WHAT YOU WILL DO: Reproduce the listing exactly and skip over any pictures.

DATA FOR THIS EXERCISE:
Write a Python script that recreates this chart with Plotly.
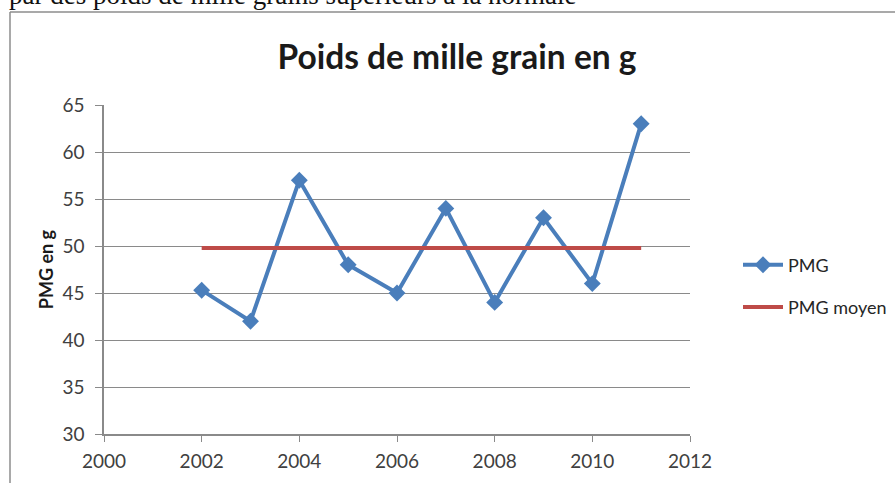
import plotly.graph_objects as go

years = [2002, 2003, 2004, 2005, 2006, 2007, 2008, 2009, 2010, 2011]
pmg = [45.3, 42, 57, 48, 45, 54, 44, 53, 46, 63]
pmg_moyen = [49.8] * len(years)

x_ticks = [2000, 2002, 2004, 2006, 2008, 2010, 2012]
y_ticks = [30, 35, 40, 45, 50, 55, 60, 65]

W, H = 895, 483
L, R, T, B = 104, 205, 105, 49
pw, ph = W - L - R, H - T - B

def px_x(x):
    return (x - L) / pw

def px_y(y):
    return (H - B - y) / ph

font_fam = "Lato, Open Sans, sans-serif"
tick_col = "#404040"
grid_col = "#8a8a8a"

fig = go.Figure()
fig.add_trace(go.Scatter(
    x=years, y=pmg, name="PMG", mode="lines+markers",
    line=dict(color="#4a7ebb", width=4),
    marker=dict(symbol="diamond", size=13, color="#4a7ebb"),
    legendgroup="a",
))
fig.add_trace(go.Scatter(
    x=years, y=pmg_moyen, name="PMG moyen", mode="lines",
    line=dict(color="#be4b48", width=4),
    legendgroup="b",
))

fig.update_layout(
    width=W, height=H,
    margin=dict(l=L, r=R, t=T, b=B, autoexpand=False),
    paper_bgcolor="white", plot_bgcolor="white",
    showlegend=True,
    legend=dict(x=px_x(738), y=px_y(286), xanchor="left", yanchor="middle",
                font=dict(family=font_fam, size=18, color="#262626"),
                traceorder="grouped", tracegroupgap=16, itemwidth=40),
    title=dict(text="<b>Poids de mille grain en g</b>", x=(457 - L) / pw, xref="paper",
               xanchor="center", y=1 - 57 / H, yanchor="middle",
               font=dict(family=font_fam, size=33.5, color="#1a1a1a")),
    xaxis=dict(range=[2000, 2012], tickvals=x_ticks, showgrid=False,
               showline=True, linecolor=grid_col, linewidth=1.5,
               ticks="outside", ticklen=6, tickcolor=grid_col, ticklabelstandoff=3,
               tickfont=dict(family=font_fam, size=19, color=tick_col), zeroline=False),
    yaxis=dict(range=[30, 65], tickvals=y_ticks, showgrid=True, gridcolor=grid_col, gridwidth=1,
               showline=True, linecolor=grid_col, linewidth=1.5,
               ticks="outside", ticklen=7, tickcolor=grid_col, ticklabelstandoff=7,
               tickfont=dict(family=font_fam, size=19, color=tick_col), zeroline=False,
               title=dict(text="<b>PMG en g</b>", standoff=4,
                          font=dict(family=font_fam, size=18, color="#1a1a1a"))),
    shapes=[
        dict(type="line", xref="paper", yref="paper", x0=px_x(10), x1=px_x(910),
             y0=px_y(12), y1=px_y(12), line=dict(color="#8c8c8c", width=1.5)),
        dict(type="line", xref="paper", yref="paper", x0=px_x(10), x1=px_x(10),
             y0=px_y(12), y1=px_y(500), line=dict(color="#8c8c8c", width=1.5)),
    ],
    annotations=[
        dict(text="par des poids de mille grains supérieurs à la normale", xref="paper", yref="paper",
             x=px_x(7), y=px_y(-5), xanchor="left", yanchor="middle", showarrow=False,
             font=dict(family="Liberation Serif, serif", size=27, color="#111111")),
    ],
)

fig.write_html("out.html", post_script="document.body.style.margin='0';",
               config={"displayModeBar": False})
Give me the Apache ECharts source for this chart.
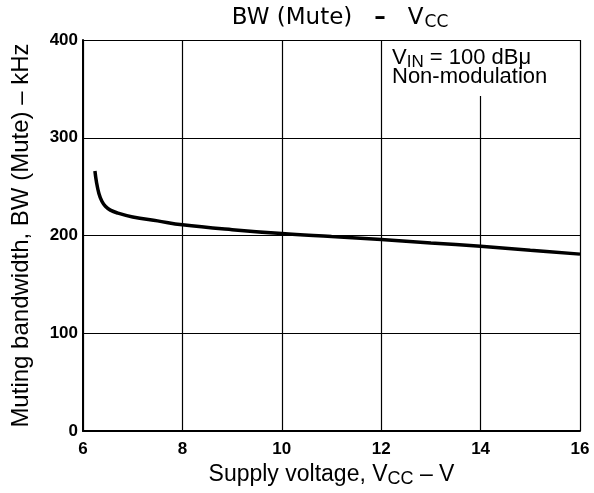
<!DOCTYPE html>
<html>
<head>
<meta charset="utf-8">
<script src="https://cdn.jsdelivr.net/npm/echarts@6/dist/echarts.min.js"></script>
<style>html,body{margin:0;padding:0;background:#fff}#c{width:594px;height:493px}</style>
</head>
<body>
<div id="c"></div>
<script>
const vcc = [6.24, 6.27, 6.32, 6.38, 6.45, 6.55, 6.7, 7.0, 7.5, 8, 9, 10, 11, 12, 13, 14, 15, 16];
const bw  = [266, 255, 243, 235, 230, 226, 223, 219, 215, 211, 206, 202, 199, 196, 192.5, 189, 185, 181];
const xTicks = [6, 8, 10, 12, 14, 16];
const yTicks = [0, 100, 200, 300, 400];

const chart = echarts.init(document.getElementById('c'));
const tickFont = { fontFamily: 'Liberation Sans', fontWeight: 'bold', fontSize: 17, color: '#000' };
chart.setOption({
  animation: false,
  backgroundColor: '#fff',
  title: {
    text: '{a|BW (Mute)}{d|–}{a|V}{s|CC}',
    left: 340, top: 5, textAlign: 'center', padding: 0,
    textStyle: {
      fontWeight: 'normal',
      rich: {
        a: { fontFamily: 'DejaVu Sans', fontWeight: 'normal', fontSize: 23, color: '#000' },
        d: { fontFamily: 'DejaVu Sans', fontWeight: 'bold', fontSize: 23, color: '#000', padding: [0, 22, 0, 22] },
        s: { fontFamily: 'DejaVu Sans', fontWeight: 'normal', fontSize: 17, color: '#000', padding: [9, 0, 0, 1] }
      }
    }
  },
  grid: { left: 83, right: 14, top: 40, bottom: 59 },
  xAxis: {
    type: 'value', min: 6, max: 16, interval: 2,
    name: '{m|Supply voltage, V}{s|CC}{m| – V}', nameLocation: 'middle', nameGap: 21,
    nameTextStyle: {
      rich: {
        m: { fontFamily: 'Liberation Sans', fontSize: 23, color: '#000' },
        s: { fontFamily: 'Liberation Sans', fontSize: 18, color: '#000', padding: [9, 0, 0, 0] }
      }
    },
    axisLine: { show: true, lineStyle: { color: '#000', width: 2 } },
    axisTick: { show: false },
    axisLabel: Object.assign({ margin: 10, formatter: v => xTicks.includes(v) ? String(v) : '' }, tickFont),
    splitLine: { show: true, lineStyle: { color: '#000', width: 1.2 } }
  },
  yAxis: {
    type: 'value', min: 0, max: 400, interval: 100,
    name: 'Muting bandwidth, BW (Mute) – kHz', nameLocation: 'middle', nameGap: 50,
    nameTextStyle: { fontFamily: 'Liberation Sans', fontSize: 24, color: '#000' },
    axisLine: { show: true, lineStyle: { color: '#000', width: 2 } },
    axisTick: { show: false },
    axisLabel: Object.assign({ margin: 5, formatter: v => yTicks.includes(v) ? String(v) : '' }, tickFont),
    splitLine: { show: true, lineStyle: { color: '#000', width: 1.2 } }
  },
  graphic: [
    { type: 'rect', shape: { x: 386, y: 41, width: 175, height: 55 }, style: { fill: '#fff' }, z: 10 },
    { type: 'text', left: 392, top: 45, z: 11,
      style: { text: '{m|V}{s|IN}{m| = 100 dBμ}\n{m|Non-modulation}', fill: '#000',
        rich: {
          m: { fontFamily: 'Liberation Sans', fontSize: 22, fill: '#000', lineHeight: 19 },
          s: { fontFamily: 'Liberation Sans', fontSize: 17, fill: '#000', padding: [9, 0, 0, 0], lineHeight: 19 }
        } } }
  ],
  series: [{
    type: 'line', smooth: 0.4, symbol: 'none',
    data: vcc.map((v, i) => [v, bw[i]]),
    lineStyle: { color: '#000', width: 3.5 }, z: 5
  }]
});
</script>
</body>
</html>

THE SOLUTION:
Write a Python script that recreates this chart with Plotly.
import plotly.graph_objects as go

years = [2002, 2003, 2004, 2005, 2006, 2007, 2008, 2009, 2010, 2011]
pmg = [45.3, 42, 57, 48, 45, 54, 44, 53, 46, 63]
pmg_moyen = [49.8] * len(years)

x_ticks = [2000, 2002, 2004, 2006, 2008, 2010, 2012]
y_ticks = [30, 35, 40, 45, 50, 55, 60, 65]

W, H = 895, 483
L, R, T, B = 104, 205, 105, 49
pw, ph = W - L - R, H - T - B

def px_x(x):
    return (x - L) / pw

def px_y(y):
    return (H - B - y) / ph

font_fam = "Lato, Open Sans, sans-serif"
tick_col = "#404040"
grid_col = "#8a8a8a"

fig = go.Figure()
fig.add_trace(go.Scatter(
    x=years, y=pmg, name="PMG", mode="lines+markers",
    line=dict(color="#4a7ebb", width=4),
    marker=dict(symbol="diamond", size=13, color="#4a7ebb"),
    legendgroup="a",
))
fig.add_trace(go.Scatter(
    x=years, y=pmg_moyen, name="PMG moyen", mode="lines",
    line=dict(color="#be4b48", width=4),
    legendgroup="b",
))

fig.update_layout(
    width=W, height=H,
    margin=dict(l=L, r=R, t=T, b=B, autoexpand=False),
    paper_bgcolor="white", plot_bgcolor="white",
    showlegend=True,
    legend=dict(x=px_x(738), y=px_y(286), xanchor="left", yanchor="middle",
                font=dict(family=font_fam, size=18, color="#262626"),
                traceorder="grouped", tracegroupgap=16, itemwidth=40),
    title=dict(text="<b>Poids de mille grain en g</b>", x=(457 - L) / pw, xref="paper",
               xanchor="center", y=1 - 57 / H, yanchor="middle",
               font=dict(family=font_fam, size=33.5, color="#1a1a1a")),
    xaxis=dict(range=[2000, 2012], tickvals=x_ticks, showgrid=False,
               showline=True, linecolor=grid_col, linewidth=1.5,
               ticks="outside", ticklen=6, tickcolor=grid_col, ticklabelstandoff=3,
               tickfont=dict(family=font_fam, size=19, color=tick_col), zeroline=False),
    yaxis=dict(range=[30, 65], tickvals=y_ticks, showgrid=True, gridcolor=grid_col, gridwidth=1,
               showline=True, linecolor=grid_col, linewidth=1.5,
               ticks="outside", ticklen=7, tickcolor=grid_col, ticklabelstandoff=7,
               tickfont=dict(family=font_fam, size=19, color=tick_col), zeroline=False,
               title=dict(text="<b>PMG en g</b>", standoff=4,
                          font=dict(family=font_fam, size=18, color="#1a1a1a"))),
    shapes=[
        dict(type="line", xref="paper", yref="paper", x0=px_x(10), x1=px_x(910),
             y0=px_y(12), y1=px_y(12), line=dict(color="#8c8c8c", width=1.5)),
        dict(type="line", xref="paper", yref="paper", x0=px_x(10), x1=px_x(10),
             y0=px_y(12), y1=px_y(500), line=dict(color="#8c8c8c", width=1.5)),
    ],
    annotations=[
        dict(text="par des poids de mille grains supérieurs à la normale", xref="paper", yref="paper",
             x=px_x(7), y=px_y(-5), xanchor="left", yanchor="middle", showarrow=False,
             font=dict(family="Liberation Serif, serif", size=27, color="#111111")),
    ],
)

fig.write_html("out.html", post_script="document.body.style.margin='0';",
               config={"displayModeBar": False})
Give me the Apache ECharts source for this chart.
<!DOCTYPE html>
<html>
<head>
<meta charset="utf-8">
<script src="https://cdn.jsdelivr.net/npm/echarts@6/dist/echarts.min.js"></script>
<style>html,body{margin:0;padding:0;background:#fff}#c{width:594px;height:493px}</style>
</head>
<body>
<div id="c"></div>
<script>
const vcc = [6.24, 6.27, 6.32, 6.38, 6.45, 6.55, 6.7, 7.0, 7.5, 8, 9, 10, 11, 12, 13, 14, 15, 16];
const bw  = [266, 255, 243, 235, 230, 226, 223, 219, 215, 211, 206, 202, 199, 196, 192.5, 189, 185, 181];
const xTicks = [6, 8, 10, 12, 14, 16];
const yTicks = [0, 100, 200, 300, 400];

const chart = echarts.init(document.getElementById('c'));
const tickFont = { fontFamily: 'Liberation Sans', fontWeight: 'bold', fontSize: 17, color: '#000' };
chart.setOption({
  animation: false,
  backgroundColor: '#fff',
  title: {
    text: '{a|BW (Mute)}{d|–}{a|V}{s|CC}',
    left: 340, top: 5, textAlign: 'center', padding: 0,
    textStyle: {
      fontWeight: 'normal',
      rich: {
        a: { fontFamily: 'DejaVu Sans', fontWeight: 'normal', fontSize: 23, color: '#000' },
        d: { fontFamily: 'DejaVu Sans', fontWeight: 'bold', fontSize: 23, color: '#000', padding: [0, 22, 0, 22] },
        s: { fontFamily: 'DejaVu Sans', fontWeight: 'normal', fontSize: 17, color: '#000', padding: [9, 0, 0, 1] }
      }
    }
  },
  grid: { left: 83, right: 14, top: 40, bottom: 59 },
  xAxis: {
    type: 'value', min: 6, max: 16, interval: 2,
    name: '{m|Supply voltage, V}{s|CC}{m| – V}', nameLocation: 'middle', nameGap: 21,
    nameTextStyle: {
      rich: {
        m: { fontFamily: 'Liberation Sans', fontSize: 23, color: '#000' },
        s: { fontFamily: 'Liberation Sans', fontSize: 18, color: '#000', padding: [9, 0, 0, 0] }
      }
    },
    axisLine: { show: true, lineStyle: { color: '#000', width: 2 } },
    axisTick: { show: false },
    axisLabel: Object.assign({ margin: 10, formatter: v => xTicks.includes(v) ? String(v) : '' }, tickFont),
    splitLine: { show: true, lineStyle: { color: '#000', width: 1.2 } }
  },
  yAxis: {
    type: 'value', min: 0, max: 400, interval: 100,
    name: 'Muting bandwidth, BW (Mute) – kHz', nameLocation: 'middle', nameGap: 50,
    nameTextStyle: { fontFamily: 'Liberation Sans', fontSize: 24, color: '#000' },
    axisLine: { show: true, lineStyle: { color: '#000', width: 2 } },
    axisTick: { show: false },
    axisLabel: Object.assign({ margin: 5, formatter: v => yTicks.includes(v) ? String(v) : '' }, tickFont),
    splitLine: { show: true, lineStyle: { color: '#000', width: 1.2 } }
  },
  graphic: [
    { type: 'rect', shape: { x: 386, y: 41, width: 175, height: 55 }, style: { fill: '#fff' }, z: 10 },
    { type: 'text', left: 392, top: 45, z: 11,
      style: { text: '{m|V}{s|IN}{m| = 100 dBμ}\n{m|Non-modulation}', fill: '#000',
        rich: {
          m: { fontFamily: 'Liberation Sans', fontSize: 22, fill: '#000', lineHeight: 19 },
          s: { fontFamily: 'Liberation Sans', fontSize: 17, fill: '#000', padding: [9, 0, 0, 0], lineHeight: 19 }
        } } }
  ],
  series: [{
    type: 'line', smooth: 0.4, symbol: 'none',
    data: vcc.map((v, i) => [v, bw[i]]),
    lineStyle: { color: '#000', width: 3.5 }, z: 5
  }]
});
</script>
</body>
</html>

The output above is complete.